Tuesday, February 19, 2013
missed stop
i missed my stop on the train today. i was on my way home from work on the tuesday after a three day weekend and the day before i leave for vacation, also known as a Busy Day. i was texting two friends separately about the same conversation i had with a third friend, a conversation that just so happened to be about one of the friends being texted. there was a lot on my mind and nothing on my mind.
i looked up as the doors were closing, expecting to see the stop before mine, and instead i saw the roof of the little hut where people stand to wait for the train, clearly announcing we were at brookline village. immediately, i saw a version of me jump up, scream "this is my stop!" and run toward the door. i'd seen any number of people do the same exact thing.

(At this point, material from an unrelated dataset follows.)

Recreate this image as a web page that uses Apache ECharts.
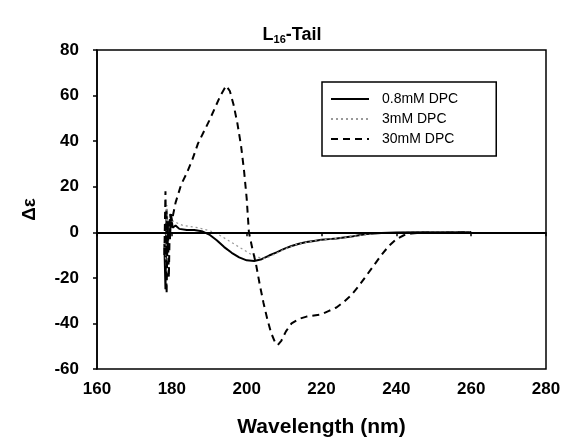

two nights ago, i was at getting on the train at boylston. the doors shut and all of a sudden a woman was banging on the doors yelling, "my daughter! open the doors! my daughter!" in her haste, she turned her head and was yelling toward the back of the train, not the front. other passengers yelled, too, and the doors open. she got off the train and scolded her four year old, who had gotten of the train without her permission.
there were two possible options for me if i jumped up and ran to the door. i could make it, sneak off the train, and be home in three minutes. i could also miss my chance and have to ride for two minutes to the next stop with people who had seen me act like a complete crazy person. i stayed put.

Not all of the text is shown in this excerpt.